South Africa’s National Assembly (NA) has passed the Upstream Petroleum Resources Development Bill. It will now go to the National Council of Provinces, the upper house of the legislature, for approval.
The bill went to the Mineral Resources and Energy committee in July 2021.
The official notice on the bill said it aimed to split off petroleum operations from minerals. It also aims to secure economic transformation and “enhance the participation of black persons and the state in the upstream petroleum industry”.
The bill, the NA said, will promote development in a “sustainable and equitable” manner for all South Africans.

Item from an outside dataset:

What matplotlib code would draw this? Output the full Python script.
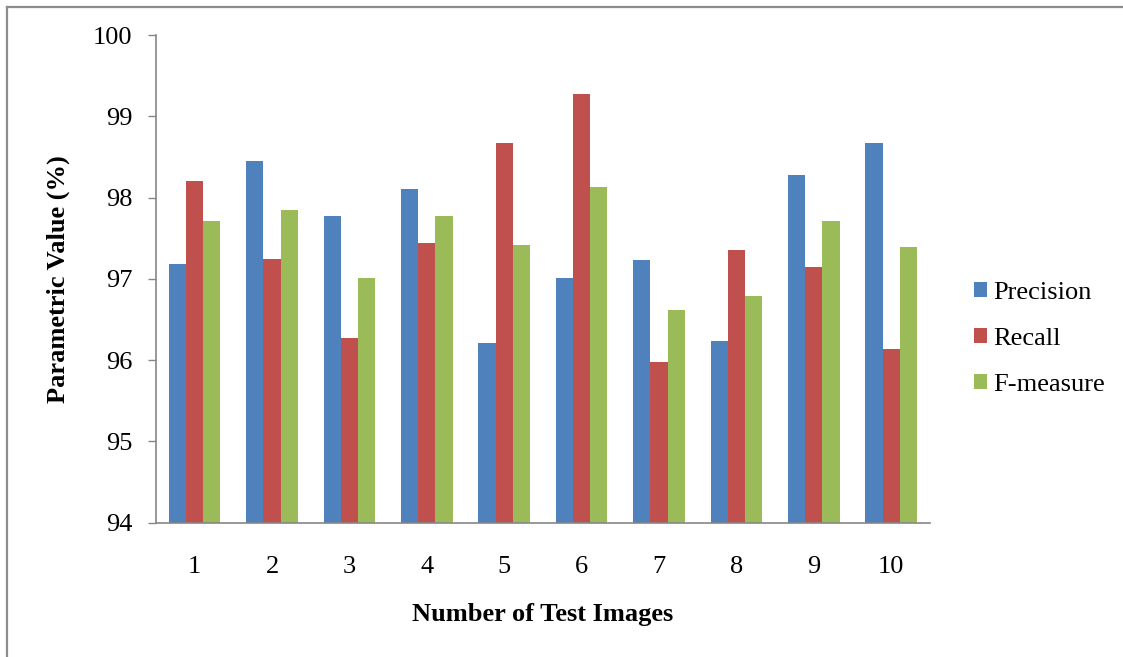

A reaction from the Democratic Alliance’s MP James Lorimer criticised the bill. The new upstream regulations would drive “investors away from the promising new oil and gas industry”.
Natural Justice, earlier this year, said the new law would exacerbate the climate crisis and would contravene South Africa’s commitments to tackle climate change.
However, the South African Oil & Gas Alliance (SAOGA) said approval from the NA was “one step forward in the correct direction”.
The new bill sets out terms for exploration licences, for instance. Onshore and shallow water licences will have an initial term of three years and up to nine years for exploration. Frontier and deepwater will have an initial term of five years and up to 14 years for exploration.
It would also set up a new Petroleum Development and Environmental Committee.
Black people must have at least a 10% stake in each petroleum licence, the bill specifies. The bill allows the minister to reserve a block or blocks for black people, while also inviting applications solely from black people. These blocks cannot have black ownership diluted beyond 30%.
The bill also sets out a role for the State Petroleum Company. This will have a 20% carried interest, with its share of spending recoverable from its share of production.
Africa Energy, which is working off the country’s southern coast with TotalEnergies, has warned that increasing the state carry to 20% might have an impact on its ownership.